Etienne Ordaz's Normandy Knight Apple Fizz rounded out the top ten for Hawk Motorsport — a fine recovery from seventeenth on the grid. The cloudy apple juice and pear nectar base showed excellent race pace, with the lemon juice and sparkling water keeping it lively enough to nick the final point. Teammate Owen Barrington brought the Rookie Rush Fizz home eleventh, a respectable but frustrating afternoon after a promising start, undone by a catastrophic middle stint on hard tyres that the team admitted they "don't understand yet."

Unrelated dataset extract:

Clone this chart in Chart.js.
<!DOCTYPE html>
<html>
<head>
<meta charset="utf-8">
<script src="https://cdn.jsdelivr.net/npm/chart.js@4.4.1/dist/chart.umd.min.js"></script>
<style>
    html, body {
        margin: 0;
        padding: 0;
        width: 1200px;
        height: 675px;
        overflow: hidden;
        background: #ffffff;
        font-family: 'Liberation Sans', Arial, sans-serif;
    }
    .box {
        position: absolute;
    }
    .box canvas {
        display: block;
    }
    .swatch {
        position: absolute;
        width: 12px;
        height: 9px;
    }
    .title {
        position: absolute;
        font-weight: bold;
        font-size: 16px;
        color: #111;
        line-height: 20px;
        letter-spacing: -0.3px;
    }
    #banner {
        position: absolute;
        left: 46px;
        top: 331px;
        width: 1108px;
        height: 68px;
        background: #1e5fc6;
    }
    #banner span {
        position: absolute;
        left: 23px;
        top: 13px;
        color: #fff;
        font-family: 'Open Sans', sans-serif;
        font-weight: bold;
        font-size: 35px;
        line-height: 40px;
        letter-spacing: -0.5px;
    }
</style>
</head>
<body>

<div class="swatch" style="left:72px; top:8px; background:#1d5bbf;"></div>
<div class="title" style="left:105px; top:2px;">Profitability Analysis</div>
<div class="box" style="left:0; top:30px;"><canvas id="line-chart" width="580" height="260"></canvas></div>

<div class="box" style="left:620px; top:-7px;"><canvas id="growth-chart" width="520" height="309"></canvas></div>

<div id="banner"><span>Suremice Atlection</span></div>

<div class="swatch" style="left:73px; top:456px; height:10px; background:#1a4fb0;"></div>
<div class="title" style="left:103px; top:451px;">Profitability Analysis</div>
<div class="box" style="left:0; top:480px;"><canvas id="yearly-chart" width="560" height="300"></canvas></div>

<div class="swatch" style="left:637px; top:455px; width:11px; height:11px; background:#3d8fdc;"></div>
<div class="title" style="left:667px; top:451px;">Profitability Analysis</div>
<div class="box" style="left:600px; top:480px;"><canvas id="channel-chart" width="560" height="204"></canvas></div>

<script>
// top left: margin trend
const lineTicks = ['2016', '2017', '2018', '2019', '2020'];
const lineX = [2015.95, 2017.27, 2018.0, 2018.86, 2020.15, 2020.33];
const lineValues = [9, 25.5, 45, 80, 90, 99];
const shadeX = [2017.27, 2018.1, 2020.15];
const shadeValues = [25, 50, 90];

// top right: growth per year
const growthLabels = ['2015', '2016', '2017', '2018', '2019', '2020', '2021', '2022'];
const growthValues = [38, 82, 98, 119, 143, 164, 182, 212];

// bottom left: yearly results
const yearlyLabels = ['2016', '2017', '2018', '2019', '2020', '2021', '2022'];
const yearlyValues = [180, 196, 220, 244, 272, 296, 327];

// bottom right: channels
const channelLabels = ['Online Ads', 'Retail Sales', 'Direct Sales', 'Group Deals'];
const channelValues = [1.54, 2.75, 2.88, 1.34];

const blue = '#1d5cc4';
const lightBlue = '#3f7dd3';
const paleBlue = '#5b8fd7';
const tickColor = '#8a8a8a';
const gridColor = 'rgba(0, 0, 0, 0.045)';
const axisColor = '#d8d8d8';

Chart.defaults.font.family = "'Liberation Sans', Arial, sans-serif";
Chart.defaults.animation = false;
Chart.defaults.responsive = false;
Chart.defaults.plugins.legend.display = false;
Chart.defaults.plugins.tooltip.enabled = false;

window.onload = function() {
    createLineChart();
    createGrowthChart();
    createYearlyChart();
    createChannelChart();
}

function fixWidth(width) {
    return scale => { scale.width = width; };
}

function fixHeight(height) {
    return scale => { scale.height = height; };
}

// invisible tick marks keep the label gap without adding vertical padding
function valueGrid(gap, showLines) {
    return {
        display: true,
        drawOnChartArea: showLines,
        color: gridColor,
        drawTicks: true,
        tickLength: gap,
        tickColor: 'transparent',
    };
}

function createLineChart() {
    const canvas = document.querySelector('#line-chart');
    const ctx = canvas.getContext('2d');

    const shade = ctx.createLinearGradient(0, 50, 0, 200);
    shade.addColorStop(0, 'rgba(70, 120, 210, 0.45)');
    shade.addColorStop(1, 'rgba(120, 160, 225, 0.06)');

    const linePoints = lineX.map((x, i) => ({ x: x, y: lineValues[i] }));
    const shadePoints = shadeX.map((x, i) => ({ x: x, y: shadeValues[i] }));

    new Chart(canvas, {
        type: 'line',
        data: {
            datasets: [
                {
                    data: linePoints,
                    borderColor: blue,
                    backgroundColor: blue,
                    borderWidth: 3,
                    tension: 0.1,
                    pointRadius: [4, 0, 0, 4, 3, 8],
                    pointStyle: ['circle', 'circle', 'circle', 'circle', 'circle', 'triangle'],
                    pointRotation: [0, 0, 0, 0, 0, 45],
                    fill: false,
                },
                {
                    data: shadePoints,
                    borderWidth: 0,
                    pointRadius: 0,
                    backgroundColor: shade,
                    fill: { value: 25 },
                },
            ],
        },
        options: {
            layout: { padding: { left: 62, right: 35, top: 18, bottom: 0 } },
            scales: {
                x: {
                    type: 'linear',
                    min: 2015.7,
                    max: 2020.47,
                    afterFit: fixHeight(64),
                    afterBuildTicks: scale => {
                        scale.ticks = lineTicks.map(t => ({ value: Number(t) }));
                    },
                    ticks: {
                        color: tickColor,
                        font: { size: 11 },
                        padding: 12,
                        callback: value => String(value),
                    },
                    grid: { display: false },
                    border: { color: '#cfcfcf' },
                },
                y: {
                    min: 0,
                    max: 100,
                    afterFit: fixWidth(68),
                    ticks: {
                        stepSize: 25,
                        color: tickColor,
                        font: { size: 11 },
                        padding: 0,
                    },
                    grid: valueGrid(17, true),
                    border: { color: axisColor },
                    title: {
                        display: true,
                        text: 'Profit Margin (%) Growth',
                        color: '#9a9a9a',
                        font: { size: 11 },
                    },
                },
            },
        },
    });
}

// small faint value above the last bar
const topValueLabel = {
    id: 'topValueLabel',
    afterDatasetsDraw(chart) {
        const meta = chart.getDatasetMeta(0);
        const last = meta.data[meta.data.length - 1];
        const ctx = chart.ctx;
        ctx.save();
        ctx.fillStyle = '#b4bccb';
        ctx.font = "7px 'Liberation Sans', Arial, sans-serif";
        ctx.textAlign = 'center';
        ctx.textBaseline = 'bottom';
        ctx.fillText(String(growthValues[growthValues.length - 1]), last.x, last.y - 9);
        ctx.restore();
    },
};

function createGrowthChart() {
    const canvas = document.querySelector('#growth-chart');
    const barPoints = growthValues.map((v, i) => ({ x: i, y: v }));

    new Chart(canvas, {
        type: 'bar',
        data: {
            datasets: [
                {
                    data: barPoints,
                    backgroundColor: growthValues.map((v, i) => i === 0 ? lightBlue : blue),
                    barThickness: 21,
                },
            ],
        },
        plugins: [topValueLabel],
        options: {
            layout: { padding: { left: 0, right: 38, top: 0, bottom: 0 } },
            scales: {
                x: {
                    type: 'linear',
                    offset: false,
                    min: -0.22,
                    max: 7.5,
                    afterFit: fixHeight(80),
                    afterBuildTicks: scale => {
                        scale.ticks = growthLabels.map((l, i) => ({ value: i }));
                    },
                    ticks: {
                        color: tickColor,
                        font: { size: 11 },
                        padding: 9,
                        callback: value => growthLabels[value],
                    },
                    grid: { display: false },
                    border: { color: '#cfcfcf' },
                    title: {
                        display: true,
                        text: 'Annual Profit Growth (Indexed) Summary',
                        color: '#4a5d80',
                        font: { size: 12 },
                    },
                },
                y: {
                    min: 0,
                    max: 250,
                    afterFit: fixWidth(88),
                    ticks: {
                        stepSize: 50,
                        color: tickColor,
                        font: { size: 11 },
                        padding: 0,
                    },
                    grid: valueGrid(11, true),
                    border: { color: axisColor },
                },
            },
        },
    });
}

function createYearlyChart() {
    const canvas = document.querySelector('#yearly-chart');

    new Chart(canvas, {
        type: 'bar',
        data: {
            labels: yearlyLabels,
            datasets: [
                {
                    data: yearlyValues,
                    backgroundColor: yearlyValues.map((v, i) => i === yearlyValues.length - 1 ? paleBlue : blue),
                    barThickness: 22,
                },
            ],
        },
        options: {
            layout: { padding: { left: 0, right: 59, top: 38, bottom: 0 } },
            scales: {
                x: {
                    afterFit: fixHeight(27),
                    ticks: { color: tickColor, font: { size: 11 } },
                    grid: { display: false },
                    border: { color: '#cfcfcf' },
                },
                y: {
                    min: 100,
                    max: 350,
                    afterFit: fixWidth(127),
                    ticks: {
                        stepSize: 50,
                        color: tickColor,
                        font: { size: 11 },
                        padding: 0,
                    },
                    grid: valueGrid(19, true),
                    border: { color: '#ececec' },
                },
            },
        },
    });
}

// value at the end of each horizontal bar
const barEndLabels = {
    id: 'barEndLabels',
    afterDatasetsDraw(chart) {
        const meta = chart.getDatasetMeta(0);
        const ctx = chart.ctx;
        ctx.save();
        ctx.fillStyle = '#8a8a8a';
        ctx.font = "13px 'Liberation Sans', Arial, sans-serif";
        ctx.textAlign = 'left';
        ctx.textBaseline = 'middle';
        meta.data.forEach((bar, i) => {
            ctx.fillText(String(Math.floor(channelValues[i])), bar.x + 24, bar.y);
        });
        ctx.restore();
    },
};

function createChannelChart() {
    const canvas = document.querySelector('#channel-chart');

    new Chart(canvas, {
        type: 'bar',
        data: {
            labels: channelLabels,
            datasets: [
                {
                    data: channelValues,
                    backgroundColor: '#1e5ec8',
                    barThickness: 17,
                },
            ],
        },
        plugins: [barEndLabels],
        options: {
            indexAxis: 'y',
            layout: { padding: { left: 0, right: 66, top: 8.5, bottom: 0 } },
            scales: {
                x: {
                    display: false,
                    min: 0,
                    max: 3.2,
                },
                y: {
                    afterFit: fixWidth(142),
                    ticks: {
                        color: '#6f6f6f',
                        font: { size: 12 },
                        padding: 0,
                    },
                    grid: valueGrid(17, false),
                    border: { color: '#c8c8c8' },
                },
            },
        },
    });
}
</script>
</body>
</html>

For Rapid Bull Motorsport, the Austrian Glass Prix was simply a weekend to forget and never speak of again. With the Dutch Dynamo Charge retired on lap zero, Yoshi Takeda's Samurai Speed Highball collected a ten-second penalty for clattering Cattaneo's Pampas Predator Spritz, the Japanese whisky and ginger ale package finishing two laps down. The ginger ale effervescence was gone by lap thirty, and the lemon squeeze failed entirely to calm the front-end impatience. The team's legendary scoring streak came to an abrupt, painful end. Perhaps swap in a more disciplined ginger beer-style rear platform — because at present it's all noise, no lap time.
Pascal Girard's Alpen Arrow Spritz started sixth and finished thirteenth — the elderflower cordial and white grape juice combination performing beautifully on its opening soft-tyre stint before the balance collapsed entirely, leaving Girard radioing increasingly colourful complaints about grip that had apparently gone on holiday to Silverstone without him.
THE CHAMPIONSHIP PICTURE: Ollie Pastore's Aussie Apex Zero leads on 216 points, with Logan Northrop's Brit Blitz Rum Punch now just 15 points behind on 201. Marten Vandenberg's Dutch Dynamo Charge has fallen 61 points adrift — looking less like a title threat than a very expensive bar tab. In the teams' standings, Papaya Racing are romping away, while Fierano Racing edge back ahead of Silver Spear Racing. Rapid Bull Motorsport, meanwhile, are staring at the sort of home defeat that lingers like cheap bourbon in a warm glass.
Next stop: Silverstone, where the weather may be cooler but the title battle is now positively boiling. Northrop's dark rum is already warming up. Papaya Racing have the fastest drinks on the menu — but the question remains deliciously dangerous: when your two best cocktails are shaken this violently, which one spills first?
Drink responsibly. Race irresponsibly. This is Cocktail Constructors.